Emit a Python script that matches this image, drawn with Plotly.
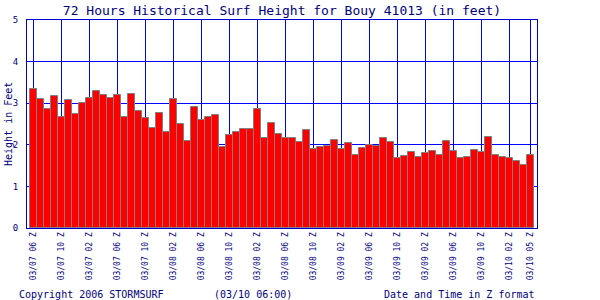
import plotly.graph_objects as go

# Hourly surf heights (feet), 03/07 06Z .. 03/10 05Z
heights = [
    3.33, 3.09, 2.85, 3.17, 2.66, 3.07, 2.73, 3.00, 3.12, 3.29,
    3.19, 3.12, 3.19, 2.66, 3.21, 2.81, 2.64, 2.40, 2.76, 2.30,
    3.09, 2.49, 2.08, 2.90, 2.59, 2.68, 2.71, 1.94, 2.23, 2.30,
    2.37, 2.37, 2.85, 2.16, 2.52, 2.25, 2.16, 2.16, 2.06, 2.35,
    1.89, 1.94, 1.96, 2.11, 1.89, 2.04, 1.75, 1.92, 1.99, 1.96,
    2.16, 2.06, 1.68, 1.72, 1.82, 1.70, 1.80, 1.84, 1.75, 2.08,
    1.84, 1.68, 1.70, 1.87, 1.82, 2.18, 1.75, 1.70, 1.68, 1.60,
    1.51, 1.75,
]

tick_pos = [0, 4, 8, 12, 16, 20, 24, 28, 32, 36, 40, 44, 48, 52, 56, 60, 64, 68, 71]
tick_labels = [
    "03/07 06 Z", "03/07 10 Z", "03/07 02 Z", "03/07 06 Z", "03/07 10 Z",
    "03/08 02 Z", "03/08 06 Z", "03/08 10 Z", "03/08 02 Z", "03/08 06 Z",
    "03/08 10 Z", "03/09 02 Z", "03/09 06 Z", "03/09 10 Z", "03/09 02 Z",
    "03/09 06 Z", "03/09 10 Z", "03/10 02 Z", "03/10 05 Z",
]

BLUE = "#0000FF"
NAVY = "#000080"
FONT = "DejaVu Sans Mono"

fig = go.Figure(go.Bar(
    x=list(range(len(heights))),
    y=heights,
    width=1,
    marker=dict(color="#FF0000", line=dict(color="#808080", width=1)),
    hoverinfo="skip",
))

fig.update_layout(
    width=600, height=300,
    margin=dict(l=27, r=63, t=20, b=72),
    plot_bgcolor="white", paper_bgcolor="white",
    bargap=0, showlegend=False,
    font=dict(family=FONT, color=NAVY),
    title=dict(text="72 Hours Historical Surf Height for Bouy 41013 (in feet)",
               x=282 / 600, xanchor="center", y=1 - 10 / 300, yanchor="middle",
               font=dict(family=FONT, size=13, color=NAVY)),
)

fig.update_xaxes(
    range=[-0.95, 71.95], tickvals=tick_pos, ticktext=tick_labels,
    tickangle=-90, tickfont=dict(family=FONT, size=8, color=NAVY),
    showgrid=True, gridcolor=BLUE, gridwidth=1,
    showline=True, linecolor="#0000CC", linewidth=1, mirror=True,
    zeroline=False, ticks="",
)
fig.update_yaxes(
    range=[0, 5], tickvals=[0, 1, 2, 3, 4, 5],
    tickfont=dict(family=FONT, size=9, color=NAVY),
    showgrid=True, gridcolor=BLUE, gridwidth=1,
    showline=True, linecolor="#0000CC", linewidth=1, mirror=True,
    zeroline=False, ticks="", ticklabelstandoff=6,
)

fig.add_annotation(text="Height in Feet", xref="paper", yref="paper",
                   x=(8 - 27) / 510, y=0.5, xanchor="center", yanchor="middle",
                   textangle=-90, showarrow=False,
                   font=dict(family=FONT, size=10, color=NAVY))
fig.add_annotation(text="Copyright 2006 STORMSURF", xref="paper", yref="paper",
                   x=(17 - 27) / 510, y=(228 - 294) / 208, xanchor="left", yanchor="middle",
                   showarrow=False, font=dict(family=FONT, size=10, color=NAVY))
fig.add_annotation(text="(03/10 06:00)", xref="paper", yref="paper",
                   x=(253 - 27) / 510, y=(228 - 294) / 208, xanchor="center", yanchor="middle",
                   showarrow=False, font=dict(family=FONT, size=10, color=NAVY))
fig.add_annotation(text="Date and Time in Z format", xref="paper", yref="paper",
                   x=1.0, y=(228 - 294) / 208, xanchor="right", yanchor="middle",
                   showarrow=False, font=dict(family=FONT, size=10, color=NAVY))

fig.write_html("out.html", config={"displayModeBar": False})
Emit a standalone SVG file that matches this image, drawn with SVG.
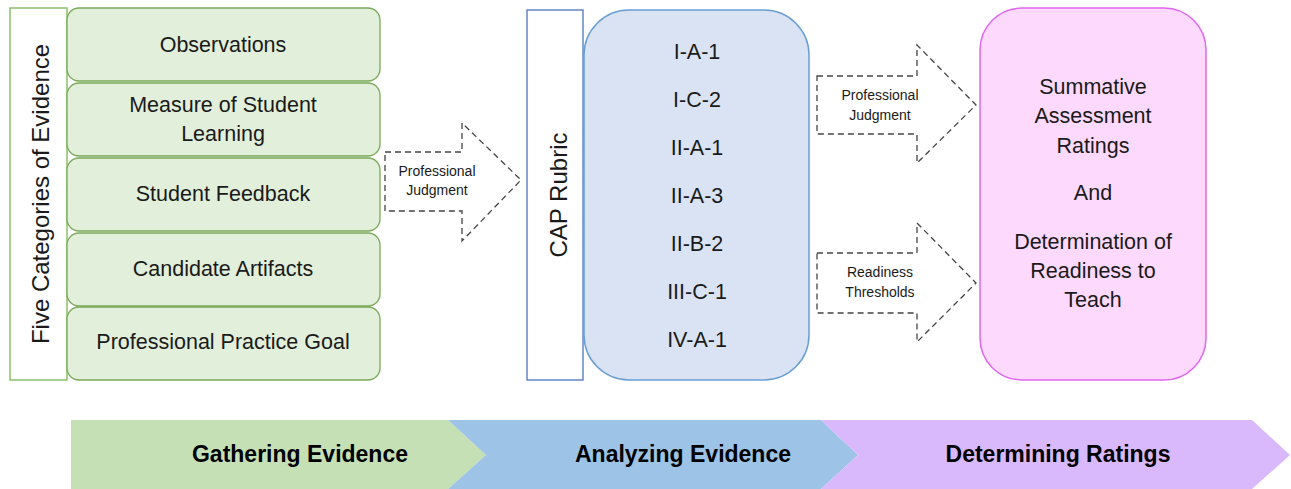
<svg xmlns="http://www.w3.org/2000/svg" width="1291" height="489" viewBox="0 0 1291 489">
<style>
text{font-family:"Liberation Sans",Arial,sans-serif;fill:#1a1a1a;text-anchor:middle}
.ev{fill:#e2efda;stroke:#7aa95a;stroke-width:1.3}
.t{font-size:21.5px}
.s{font-size:14px}
.b{font-size:23px;font-weight:bold;fill:#000}
.dash{fill:#fff;stroke:#444;stroke-width:1.3;stroke-dasharray:6 4}
</style>
<rect width="1291" height="489" fill="#fff"/>
<g id="five-categories">
<rect x="10" y="8" width="57" height="372" fill="#fff" stroke="#8cc06a" stroke-width="1.5"/>
<text transform="translate(49,194) rotate(-90)" style="font-size:24px">Five Categories of Evidence</text>
</g>
<g id="observations"><rect class="ev" x="67" y="8" width="313" height="73" rx="12"/><text class="t" x="223" y="52">Observations</text></g>
<g id="measure"><rect class="ev" x="67" y="83" width="313" height="73" rx="12"/><text class="t" x="223" y="112">Measure of Student</text><text class="t" x="223" y="141">Learning</text></g>
<g id="feedback"><rect class="ev" x="67" y="158" width="313" height="73" rx="12"/><text class="t" x="223" y="201">Student Feedback</text></g>
<g id="artifacts"><rect class="ev" x="67" y="233" width="313" height="73" rx="12"/><text class="t" x="223" y="276">Candidate Artifacts</text></g>
<g id="goal"><rect class="ev" x="67" y="307" width="313" height="73" rx="12"/><text class="t" x="223" y="349">Professional Practice Goal</text></g>

<g id="connectors">
<g id="arrow-judgment-1"><path class="dash" d="M385,152 H462 V123 L521,180 L462,241 V211 H385 Z"/><text class="s" x="437" y="176">Professional</text><text class="s" x="437" y="195">Judgment</text></g>
<g id="arrow-judgment-2"><path class="dash" d="M817,76 H917 V45 L976,105 L917,163 V134 H817 Z"/><text class="s" x="880" y="100">Professional</text><text class="s" x="880" y="120">Judgment</text></g>
<g id="arrow-thresholds"><path class="dash" d="M817,253 H917 V223 L976,283 L917,342 V313 H817 Z"/><text class="s" x="880" y="277">Readiness</text><text class="s" x="880" y="297">Thresholds</text></g>
</g>

<g id="cap-rubric">
<rect x="527" y="10" width="56" height="370" fill="#fff" stroke="#4f74b8" stroke-width="1.3"/>
<text transform="translate(567,195) rotate(-90)" style="font-size:24px">CAP Rubric</text>
</g>
<g id="rubric-items">
<rect x="584" y="10" width="225" height="370" rx="45" fill="#dae3f3" stroke="#6a9fd4" stroke-width="1.5"/>
<text class="t" x="697" y="59">I-A-1</text>
<text class="t" x="697" y="107">I-C-2</text>
<text class="t" x="697" y="155">II-A-1</text>
<text class="t" x="697" y="203">II-A-3</text>
<text class="t" x="697" y="251">II-B-2</text>
<text class="t" x="697" y="299">III-C-1</text>
<text class="t" x="697" y="347">IV-A-1</text>
</g>
<g id="ratings">
<rect x="980" y="8" width="226" height="372" rx="42" fill="#fdd9fd" stroke="#e065f0" stroke-width="1.5"/>
<text class="t" x="1093" y="94">Summative</text>
<text class="t" x="1093" y="123">Assessment</text>
<text class="t" x="1093" y="153">Ratings</text>
<text class="t" x="1093" y="200">And</text>
<text class="t" x="1093" y="249">Determination of</text>
<text class="t" x="1093" y="278">Readiness to</text>
<text class="t" x="1093" y="307">Teach</text>
</g>
<g id="stage-gathering"><path d="M71,420 H448 L486,455 L448,489 H71 Z" fill="#c5e0b4"/><text class="b" x="300" y="462">Gathering Evidence</text></g>
<g id="stage-analyzing"><path d="M448,420 H821 L858,455 L821,489 H448 L486,455 Z" fill="#9dc3e6"/><text class="b" x="683" y="462">Analyzing Evidence</text></g>
<g id="stage-determining"><path d="M821,420 H1252 L1290,455 L1252,489 H821 L858,455 Z" fill="#dab8fc"/><text class="b" x="1058" y="462">Determining Ratings</text></g>
</svg>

SHORT PROBLEM – How many lines in the listing above contain "that"? Answer with the number alone.

REPLY TO THE EXERCISE – 2